Just a stupid blog from a brain fogged brain

Just a stupid blog from a brain fogged brain

I went to bed at 7 am. I took my morning meds at that time because I didn’t want to wake up a couple of hours later to that alarm. I wanted to make cookies and shower/shave today. I just ended up making cookies. The oven, which is like 20 years old, is not working right. These cookies should have been done in 10 minutes or so, 20 tops. 40 minutes later, they were still not cooked. WTF. I took my infrared thermometer and found that the temp inside the oven was half of what I had it at. So my brilliant mother said to put it on 400 degrees, 25 more than what I had. Now I have a few burnt cookies and others that are crispy because they browned too much. UGH!!! She yelled at me for not looking at them. What am I supposed to do, look at them every two fucking seconds?? I don’t think they will cook if I am constantly opening the fucking door!! So then I had to clean up. I had dinner first and then tackled the dishes. I didn’t do the pans. I hate washing the pans because I get water all over the fucking place. I honestly don’t think they need to be washed any way because I used a silicone mat and parchment paper. They probably just needed to be wiped down and put back in where they belong.

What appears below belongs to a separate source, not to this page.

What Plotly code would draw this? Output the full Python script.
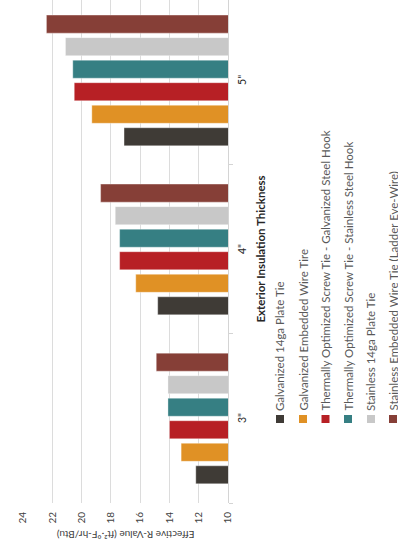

After the dish washing, I had to rest. My feet were killing me. I shaved my head and put my T shirt in the hamper as it had flour all over it. I went up to my room. I must have rested for like 20 minutes and I had to stand up to grab another bottle of Powerade. HOLY FUCKING HELL!!! My bones in my CRPS ankle felt like it was being crushed! I felt like I was trapped as I couldn’t figure out how to get back into bed. Seems dumb but it is true. I was standing by my bed but couldn’t figure out how to turn around or at least sit on it to swing my legs over. That was how much pain I was in. The pain settled down but my bladder said it had to go. Fuck. I played on my phone like ignoring it would empty my bladder. I wish it worked that way. I stood up and the same thing happened. I grabbed my cane and carefully put on my slippers. I am glad I had the cane to support my leg as it was hard. I went down each step one by one and then when I reached the bottom, I let out a yell. I waited a few minutes before walking to the bathroom. My bladder was ready to lose it. I hurried as fast as I could, holding on to walls and stuff as I walked. I did the deed and washed my hands. I then carefully walked back to the staircase when my mother said I should sit and rest before going upstairs. She doesn’t fucking get CRPS. I was resting. Standing is what is causing me fucking pain!! I need to be in my bed so I could be in my comfy spot and maybe be sleepy enough to lay down and sleep. I don’t know. Pain is so bad right now I don’t think I will sleep even though I am fricken tired. My foot is cold and I put a sock on but I can’t feel it. I never do. I honestly can’t tell sometimes if I am wearing socks unless I look at my feet. Thank you Cauda Equina Syndrome for throwing away my proprioception. My feet are hot so I think I will take off the one sock I am wearing.

I won’t be spending Christmas Day with my family. My friend invited me over to her house so I plan on going. I haven’t seen her in a long time so it will be cool to spend some time with her and her family. I kind of feel bad about it but my friend is bring my older friend who hasn’t been feeling well lately and I really want to see him. He is 82 and it is rare that he is out and about on the holidays. I really would like to spend time with him because there might not be that many left, not that he isn’t in ill health but he isn’t getting any younger. I haven’t told my family yet.